En medio, Bascomb examina el grado de implicación de Eichmann en la maquinaria exterminadora nazi; su huida de Alemania a la llegada de los rusos a Berlín, mientras el Reich se desintegraba; su vida de forajido por Europa durante los años posteriores a la guerra y su renacimiento, bajo el nombre de Ricardo Klement, en Buenos Aires, donde se radicó en 1947 ayudado por las redes del gobierno de Perón destinadas a proteger a los expatriados nazis y a la colonia de 300 mil alemanes que vivía en la capital argentina (ellos financiaron parte de la campaña presidencial del general).
Paralelamente, la narración también aborda las extenuantes pesquisas realizadas por los primeros cazadores de nazis (Tuviah Friedman y Simon Wiesenthal) y la Agencia Judía para Palestina (precursora del gobierno israelí) para rastrear las huellas de Eichmann hasta Sudamérica, y cómo finalmente el Mossad, siguiendo órdenes expresas del primer ministro israelí David Ben-Gurión, le dio caza al fugitivo.
Según Bascomb, la arriesgada y costosa captura de Eichmann fue precipitada por dos factores. El primero, una serie de ataques y manifestaciones realizados por grupos nazis a lo largo de Alemania Occidental en contra de sinagogas y otros símbolos judíos hacia finales de 1959. Estos hechos, en modo alguno casos aislados, vinieron a recordar a Europa e Israel que, lejos de haberse sofocado, el nazismo estaba siendo reactivado desde la clandestinidad en la que se había sumergido tras la guerra, tal cual estaba ocurriendo con el fascismo en Italia, donde movimientos de ultraderecha, como el de Ordine Nuovo de Pino Rauti, comenzaban a prefigurar los “años de plomo” que asaltarían la península una década después.

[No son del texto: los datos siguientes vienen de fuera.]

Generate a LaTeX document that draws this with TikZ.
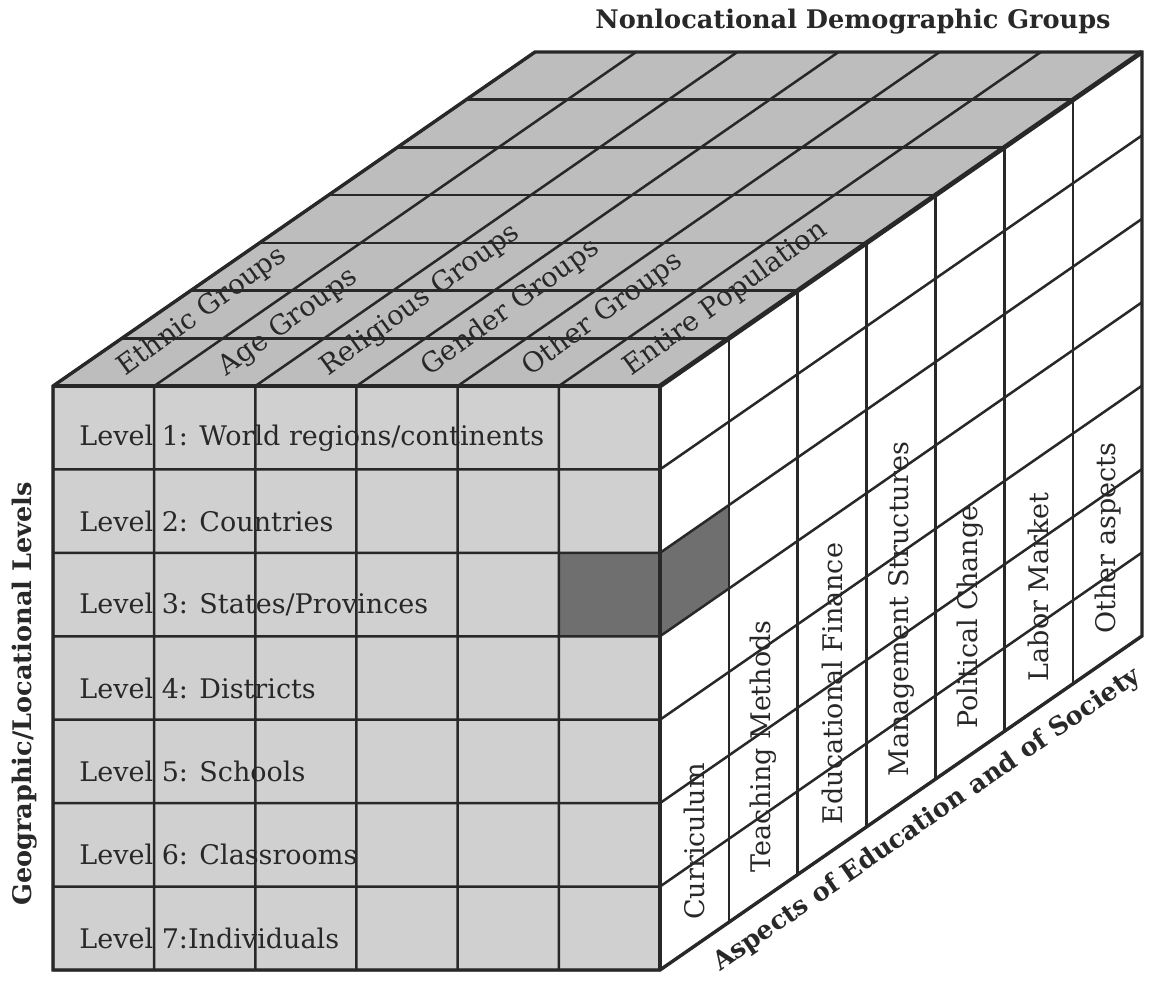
\documentclass[tikz,border=0pt]{standalone}
\usepackage{fontspec}
\setmainfont{DejaVu Serif}
\definecolor{cubetop}{RGB}{189,189,189}
\definecolor{cubefront}{RGB}{208,208,208}
\definecolor{cubedark}{RGB}{111,111,111}
\definecolor{cubeink}{RGB}{40,40,40}
\usetikzlibrary{calc}

\begin{document}
\begin{tikzpicture}[
    x={(50.58pt,0pt)}, y={(0pt,41.71pt)}, z={(34.43pt,23.86pt)},
    gridline/.style={line width=1.25pt, draw=cubeink},
    edgeline/.style={line width=1.7pt, draw=cubeink, line join=miter},
    cornerline/.style={line width=2.4pt, draw=cubeink, line join=miter},
    leveltext/.style={anchor=west, inner sep=0pt, text=cubeink,
                      font=\fontsize{13.5}{16}\selectfont},
    grouptext/.style={anchor=base west, inner sep=0pt, rotate=36, text=cubeink,
                      font=\fontsize{13.7}{16}\selectfont},
    aspecttext/.style={anchor=west, inner sep=0pt, rotate=90, text=cubeink,
                       font=\fontsize{13.5}{16}\selectfont},
    axistitle/.style={inner sep=0pt, text=cubeink,
                      font=\fontsize{12.8}{15}\selectfont\bfseries}
  ]
    \useasboundingbox (-26.5pt,-5pt) rectangle (550.5pt,485pt);

    % Faces of the cube
    \fill[cubefront] (0,0,0) rectangle (6,7,0);
    \fill[cubetop] (0,7,0) -- (6,7,0) -- (6,7,7) -- (0,7,7) -- cycle;
    \fill[white] (6,0,0) -- (6,7,0) -- (6,7,7) -- (6,0,7) -- cycle;

    % Selected cell: level 3, entire population, curriculum
    \fill[cubedark] (5,4,0) rectangle (6,5,0);
    \fill[cubedark] (6,4,0) -- (6,4,1) -- (6,5,1) -- (6,5,0) -- cycle;

    % Front face: locational levels
    \foreach \lab [count=\lv] in {Level 1: World regions/continents, Level 2: Countries,
        Level 3: States/Provinces, Level 4: Districts, Level 5: Schools,
        Level 6: Classrooms, Level 7:Individuals}
      \node[leveltext] (level\lv) at ($(0,7.5-\lv,0)+(13pt,-5pt)$) {\lab};

    % Top face: demographic groups
    \foreach \lab [count=\gr] in {Ethnic Groups, Age Groups, Religious Groups,
        Gender Groups, Other Groups, Entire Population}
      \node[grouptext] (group\gr) at (\gr-.42,7,.2) {\lab};

    % Right face: aspects of education and society
    \foreach \lab [count=\as] in {Curriculum, Teaching Methods, Educational Finance,
        Management Structures, Political Change, Labor Market, Other aspects}
      \node[aspecttext] (aspect\as) at ($(6,0,\as-.5)+(0pt,13pt)$) {\lab};

    % Grid lines
    \foreach \i in {0,...,6}
      \draw[gridline] (\i,0,0) -- (\i,7,0) -- (\i,7,7);
    \foreach \j in {0,...,7}
      \draw[gridline] (0,\j,0) -- (6,\j,0) -- (6,\j,7);
    \foreach \k in {0,...,7}
      \draw[gridline] (0,7,\k) -- (6,7,\k) -- (6,0,\k);

    % Outline of the cube
    \draw[edgeline] (0,0,0) -- (0,7,0) -- (0,7,7) -- (6,7,7) -- (6,0,7) -- (6,0,0) -- cycle;
    \draw[cornerline] (0,7,0) -- (6,7,0) -- (6,0,0);
    \draw[cornerline] (6,7,0) -- (6,7,7);

    % Axis titles
    \node[axistitle] (groupsaxis) at (400pt,474pt) {Nonlocational Demographic Groups};
    \node[axistitle, rotate=90] (levelsaxis) at (-14pt,138pt) {Geographic/Locational Levels};
    \node[axistitle, rotate=34.7, anchor=north] (aspectsaxis)
      at ($(6,0,3.64)+(4.6pt,-6.6pt)$) {Aspects of Education and of Society};
\end{tikzpicture}
\end{document}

El segundo factor fue que el gobierno de Ben-Gurión, no conforme con los resultados de los juicios de Núremberg (que condenaron sólo a 185 acusados) y viendo que la Guerra Fría había instalado otras amenazas en las agendas de seguridad occidentales (el comunismo soviético y los estallidos revolucionarios), decidió hacer justicia por su cuenta. Las autoridades israelíes miraban con desazón que el mundo, e incluso su propia gente, hubiera intentado olvidar lo ocurrido durante la Segunda Guerra Mundial, mientras prominentes figuras nazis, como el Dr. Mengele o Eichmann, rehacían sus vidas en Medio Oriente, Sudamérica o en cualquier lugar del planeta. Ben-Gurión pensaba que Israel no había ganado una guerra de independencia en 1948 solamente para darles hogar a los suyos. Creía que el Estado judío tenía un “deber histórico” con sus muertos y que juzgar a Eichmann sería “moralmente muy importante para las jóvenes generaciones de Israel”, porque “le recordaría al mundo sus responsabilidades”.
Cuando el 11 de mayo de 1960 Eichmann fue secuestrado por los agentes del Mossad, apenas opuso resistencia. “Si se resiste, le dispararemos. ¿Lo ha entendido?”, le dijo el agente a cargo de reducirlo en la maleta de un Buick arrendado. “Ya me he resignado a mi destino”, fue la respuesta de Eichmann, quien esa misma noche lamentaría que “ningún hombre puede estar alerta quince años” y argumentaría que durante la guerra había “cumplido órdenes”. Sus captores no podían creer que aquel hombre patético y avejentado hubiera tenido en sus manos el destino de los judíos europeos.
El juicio en Israel acaparó las cámaras y los titulares del mundo y siguió los designios de Ben-Gurión: se trataba de juzgar a un hombre, pero también de exponer ante el mundo el exterminio de los judíos. El proceso, según Bascomb, tuvo un profundo impacto en Israel, uniendo al país de un modo que no había ocurrido desde la guerra de 1948 y reforzando definitivamente la idea de que el Estado era esencial para la supervivencia de los judíos.
De cara a su muerte, el 31 de mayo de 1962, sólo 17 años después del derrumbe final del Tercer Reich, Eichmann miró a los testigos presentes en la sala (cuatro periodistas incluidos) y dijo: “Larga vida a Alemania. Larga vida a Argentina. Larga vida a Austria... Tuve que obedecer las leyes de la guerra y a mi bandera. Estoy preparado”. Luego esbozó una sonrisa y sentenció: “Caballeros, nos volveremos a encontrar pronto. Es el destino de todos los hombres”.